◆ Task directions: Print, word for word, every line from the beginning of the listing up to and including the line with "number; y: number". Pictures are to be excluded.

◆ Information supplied:
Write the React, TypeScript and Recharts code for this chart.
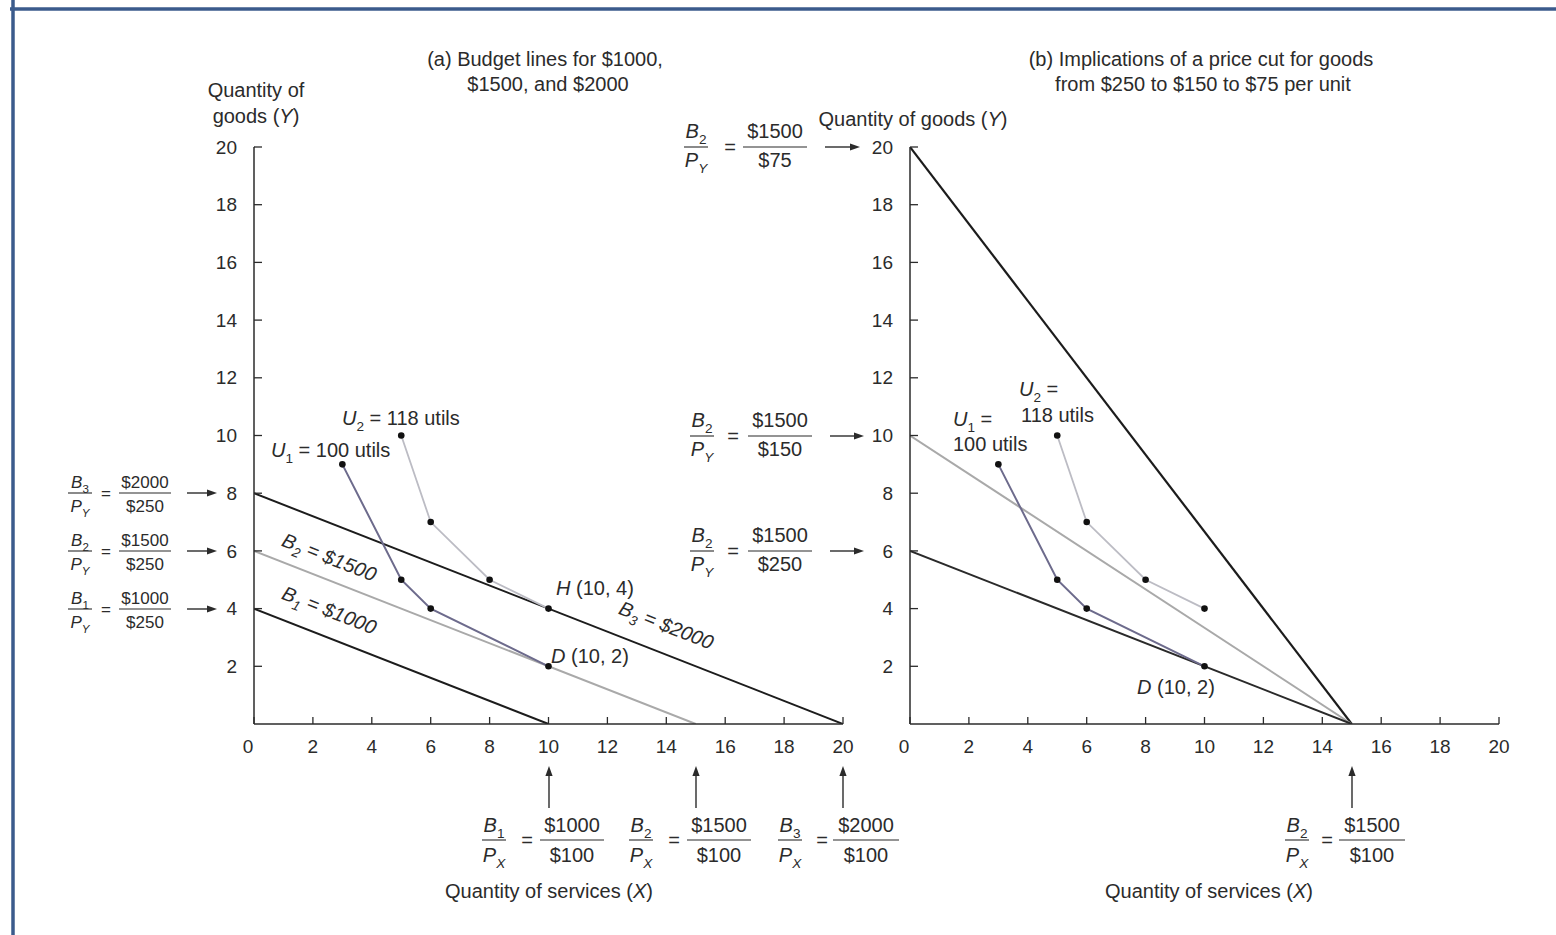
import React from 'react';
import { LineChart, Line, XAxis, YAxis } from 'recharts';

type Pt = { x: number; y: number };

// panel (a): budget lines for $1000, $1500, $2000 (Px = $100, Py = $250)
const budget1000: Pt[] = [{ x: 0, y: 4 }, { x: 10, y: 0 }];
const budget1500: Pt[] = [{ x: 0, y: 6 }, { x: 15, y: 0 }];
const budget2000: Pt[] = [{ x: 0, y: 8 }, { x: 20, y: 0 }];

// indifference curves (same points in both panels)
const util100: Pt[] = [{ x: 3, y: 9 }, { x: 5, y: 5 }, { x: 6, y: 4 }, { x: 10, y: 2 }];
const util118: Pt[] = [{ x: 5, y: 10 }, { x: 6, y: 7 }, { x: 8, y: 5 }, { x: 10, y: 4 }];

// panel (b): $1500 budget with goods at $75, $150, $250
const goods75: Pt[] = [{ x: 0, y: 20 }, { x: 15, y: 0 }];
const goods150: Pt[] = [{ x: 0, y: 10 }, { x: 15, y: 0 }];
const goods250: Pt[] = [{ x: 0, y: 6 }, { x: 15, y: 0 }];

const xTicks = [0, 2, 4, 6, 8, 10, 12, 14, 16, 18, 20];
const yTicks = [2, 4, 6, 8, 10, 12, 14, 16, 18, 20];

const FONT = '"Liberation Sans", Arial, Helvetica, sans-serif';
const INK = '#2b2b2b';
const BLACK = '#1c1c1c';
const GRAY = '#a9a9a9';
const U1C = '#6d6b8c';
const U2C = '#bcbcc4';

const XTick = (props: any) => {
  const { x, y, payload } = props;
  return (
    <text x={payload.value === 0 ? x - 6 : x} y={y} dy="0.71em" textAnchor="middle"
      fontSize={19} fill={INK} fontFamily={FONT}>
      {payload.value}
    </text>
  );
};

const YTick = (props: any) => {
  const { x, y, payload } = props;
  return (
    <text x={x} y={y} dy="0.35em" textAnchor="end" fontSize={19} fill={INK} fontFamily={FONT}>
      {payload.value}
    </text>
  );
};

const dot = { r: 3.3, fill: '#111', stroke: '#111', strokeWidth: 0 };

function Axes() {
  return [
    <XAxis key="x" type="number" dataKey="x" domain={[0, 20]} ticks={xTicks} interval={0}
      allowDataOverflow height={30} tickSize={-7} tickMargin={22.5} tick={<XTick />}
      axisLine={{ stroke: INK, strokeWidth: 1.5 }} tickLine={{ stroke: INK, strokeWidth: 1.3 }} />,
    <YAxis key="y" type="number" dataKey="y" domain={[0, 20]} ticks={yTicks} interval={0}
      allowDataOverflow width={40} tickSize={-8} tickMargin={25} tick={<YTick />}
      axisLine={{ stroke: INK, strokeWidth: 1.5 }} tickLine={{ stroke: INK, strokeWidth: 1.3 }} />,
  ];
}

function Sub({ b, s, size, italicSub }: { b: string; s: string; size: number; italicSub?: boolean }) {
  return (
    <>
      <tspan fontStyle="italic">{b}</tspan>
      <tspan fontSize={size * 0.68} dy={size * 0.28} fontStyle={italicSub ? 'italic' : 'normal'}>{s}</tspan>
    </>
  );
}

function Arrow({ x1, y1, x2, y2 }: { x1: number; y1: number; x2: number; y2: number }) {
  const a = Math.atan2(y2 - y1, x2 - x1);
  const L = 10, W = 3.6;
  const bx = x2 - L * Math.cos(a), by = y2 - L * Math.sin(a);
  const px = -Math.sin(a) * W, py = Math.cos(a) * W;
  return (
    <g>
      <line x1={x1} y1={y1} x2={bx} y2={by} stroke={INK} strokeWidth={1.4} />
      <polygon points={`${x2},${y2} ${bx + px},${by + py} ${bx - px},${by - py}`} fill={INK} />
    </g>
  );
}

function Frac(p: {
  y: number; lx: number; eqx: number; vx: number; vw: number; sub: string; den: string;
  num: string; dv: string; fs: number; nOff: number; dOff: number;
}) {
  const { y, lx, eqx, vx, vw, sub, den, num, dv, fs, nOff, dOff } = p;
  return (
    <g fontSize={fs} fill={INK} fontFamily={FONT}>
      <text x={lx} y={y - nOff} textAnchor="middle"><Sub b="B" s={sub} size={fs} /></text>
      <line x1={lx - 12} x2={lx + 12} y1={y} y2={y} stroke={INK} strokeWidth={1.1} />
      <text x={lx} y={y + dOff} textAnchor="middle"><Sub b="P" s={den} size={fs} italicSub /></text>
      <text x={eqx} y={y + fs * 0.34} textAnchor="middle">=</text>
      <text x={vx} y={y - nOff} textAnchor="middle">{num}</text>
      <line x1={vx - vw} x2={vx + vw} y1={y} y2={y} stroke={INK} strokeWidth={1.1} />
      <text x={vx} y={y + dOff} textAnchor="middle">{dv}</text>
    </g>
  );
}

function Overlay() {
  const fs = 20;
  return (
    <svg width={1556} height={935} style={{ position: 'absolute', left: 0, top: 0, pointerEvents: 'none' }}
      fontFamily={FONT} fill={INK}>
      {/* frame */}
      <line x1={10} x2={1556} y1={9} y2={9} stroke="#3b5b8c" strokeWidth={3.5} />
      <line x1={13} x2={13} y1={0} y2={935} stroke="#3b5b8c" strokeWidth={3.5} />

      {/* titles */}
      <g fontSize={fs} textAnchor="middle">
        <text x={545} y={66}>(a) Budget lines for $1000,</text>
        <text x={548} y={91}>$1500, and $2000</text>
        <text x={1201} y={66}>(b) Implications of a price cut for goods</text>
        <text x={1203} y={91}>from $250 to $150 to $75 per unit</text>

        <text x={256} y={97}>Quantity of</text>
        <text x={256} y={123}>goods (<tspan fontStyle="italic">Y</tspan>)</text>
        <text x={913} y={126}>Quantity of goods (<tspan fontStyle="italic">Y</tspan>)</text>
        <text x={549} y={898}>Quantity of services (<tspan fontStyle="italic">X</tspan>)</text>
        <text x={1209} y={898}>Quantity of services (<tspan fontStyle="italic">X</tspan>)</text>
      </g>

      {/* panel (a) intercept fractions on the goods axis */}
      <Frac y={493} lx={80} eqx={106} vx={145} vw={26} sub="3" den="Y" num="$2000" dv="$250" fs={17} nOff={5} dOff={19} />
      <Frac y={551} lx={80} eqx={106} vx={145} vw={26} sub="2" den="Y" num="$1500" dv="$250" fs={17} nOff={5} dOff={19} />
      <Frac y={609} lx={80} eqx={106} vx={145} vw={26} sub="1" den="Y" num="$1000" dv="$250" fs={17} nOff={5} dOff={19} />
      <Arrow x1={187} y1={493} x2={217} y2={493} />
      <Arrow x1={187} y1={551} x2={217} y2={551} />
      <Arrow x1={187} y1={609} x2={217} y2={609} />

      {/* panel (a) intercept fractions on the services axis */}
      <Frac y={840} lx={494} eqx={527} vx={572} vw={32} sub="1" den="X" num="$1000" dv="$100" fs={fs} nOff={8} dOff={22} />
      <Frac y={840} lx={641} eqx={674} vx={719} vw={32} sub="2" den="X" num="$1500" dv="$100" fs={fs} nOff={8} dOff={22} />
      <Frac y={840} lx={790} eqx={822} vx={866} vw={33} sub="3" den="X" num="$2000" dv="$100" fs={fs} nOff={8} dOff={22} />
      <Arrow x1={549} y1={808} x2={549} y2={766} />
      <Arrow x1={696} y1={808} x2={696} y2={766} />
      <Arrow x1={843} y1={808} x2={843} y2={766} />

      {/* panel (b) fractions */}
      <Frac y={147} lx={696} eqx={730} vx={775} vw={32} sub="2" den="Y" num="$1500" dv="$75" fs={fs} nOff={9} dOff={20} />
      <Frac y={436} lx={702} eqx={733} vx={780} vw={32} sub="2" den="Y" num="$1500" dv="$150" fs={fs} nOff={9} dOff={20} />
      <Frac y={551} lx={702} eqx={733} vx={780} vw={32} sub="2" den="Y" num="$1500" dv="$250" fs={fs} nOff={9} dOff={20} />
      <Arrow x1={825} y1={147} x2={860} y2={147} />
      <Arrow x1={830} y1={436} x2={864} y2={436} />
      <Arrow x1={830} y1={551} x2={864} y2={551} />
      <Frac y={840} lx={1297} eqx={1327} vx={1372} vw={33} sub="2" den="X" num="$1500" dv="$100" fs={fs} nOff={8} dOff={22} />
      <Arrow x1={1352} y1={808} x2={1352} y2={766} />

      {/* curve labels panel (a) */}
      <g fontSize={fs}>
        <text x={342} y={425}><Sub b="U" s="2" size={fs} /><tspan dy={-fs * 0.28}> = 118 utils</tspan></text>
        <text x={271} y={457}><Sub b="U" s="1" size={fs} /><tspan dy={-fs * 0.28}> = 100 utils</tspan></text>
        <text x={556} y={595}><tspan fontStyle="italic">H</tspan> (10, 4)</text>
        <text x={551} y={663}><tspan fontStyle="italic">D</tspan> (10, 2)</text>
        <g fontStyle="italic" textAnchor="middle">
          <text x={329} y={564} transform="rotate(21.4 329 558)"><Sub b="B" s="2" size={fs} italicSub /><tspan dy={-fs * 0.28}> = $1500</tspan></text>
          <text x={329} y={617} transform="rotate(21.4 329 611)"><Sub b="B" s="1" size={fs} italicSub /><tspan dy={-fs * 0.28}> = $1000</tspan></text>
          <text x={666} y={632} transform="rotate(21.4 666 626)"><Sub b="B" s="3" size={fs} italicSub /><tspan dy={-fs * 0.28}> = $2000</tspan></text>
        </g>
      </g>

      {/* curve labels panel (b) */}
      <g fontSize={fs}>
        <text x={1019} y={396}><Sub b="U" s="2" size={fs} /><tspan dy={-fs * 0.28}> =</tspan></text>
        <text x={1021} y={422}>118 utils</text>
        <text x={953} y={426}><Sub b="U" s="1" size={fs} /><tspan dy={-fs * 0.28}> =</tspan></text>
        <text x={953} y={451}>100 utils</text>
        <text x={1137} y={694}><tspan fontStyle="italic">D</tspan> (10, 2)</text>
      </g>
    </svg>
  );
}

export default function App() {
  return (
    <div style={{ position: 'absolute', left: 0, top: 0, width: 1556, height: 935, background: '#fff', overflow: 'hidden' }}>
      {/* (a) budget lines */}
      <div style={{ position: 'absolute', left: 0, top: 0 }}>
        <LineChart width={900} height={935} margin={{ top: 147, left: 214, right: 57, bottom: 181 }}>
          {Axes()}
          <Line data={budget1000} dataKey="y" type="linear" stroke={BLACK} strokeWidth={2} dot={false} isAnimationActive={false} />
          <Line data={budget1500} dataKey="y" type="linear" stroke={GRAY} strokeWidth={2} dot={false} isAnimationActive={false} />
          <Line data={budget2000} dataKey="y" type="linear" stroke={BLACK} strokeWidth={2} dot={false} isAnimationActive={false} />
          <Line data={util118} dataKey="y" type="linear" stroke={U2C} strokeWidth={1.8} dot={dot} isAnimationActive={false} />
          <Line data={util100} dataKey="y" type="linear" stroke={U1C} strokeWidth={2} dot={dot} isAnimationActive={false} />
        </LineChart>
      </div>
      {/* (b) price cut for goods */}
      <div style={{ position: 'absolute', left: 656, top: 0 }}>
        <LineChart width={900} height={935} margin={{ top: 147, left: 214, right: 57, bottom: 181 }}>
          {Axes()}
          <Line data={goods75} dataKey="y" type="linear" stroke={BLACK} strokeWidth={2.2} dot={false} isAnimationActive={false} />
          <Line data={goods150} dataKey="y" type="linear" stroke={GRAY} strokeWidth={2} dot={false} isAnimationActive={false} />
          <Line data={goods250} dataKey="y" type="linear" stroke="#2a2a2a" strokeWidth={2} dot={false} isAnimationActive={false} />
          <Line data={util118} dataKey="y" type="linear" stroke={U2C} strokeWidth={1.8} dot={dot} isAnimationActive={false} />
          <Line data={util100} dataKey="y" type="linear" stroke={U1C} strokeWidth={2} dot={dot} isAnimationActive={false} />
        </LineChart>
      </div>
      <Overlay />
    </div>
  );
}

◆ Full response:
Write the React, TypeScript and Recharts code for this chart.
import React from 'react';
import { LineChart, Line, XAxis, YAxis } from 'recharts';

type Pt = { x: number; y: number };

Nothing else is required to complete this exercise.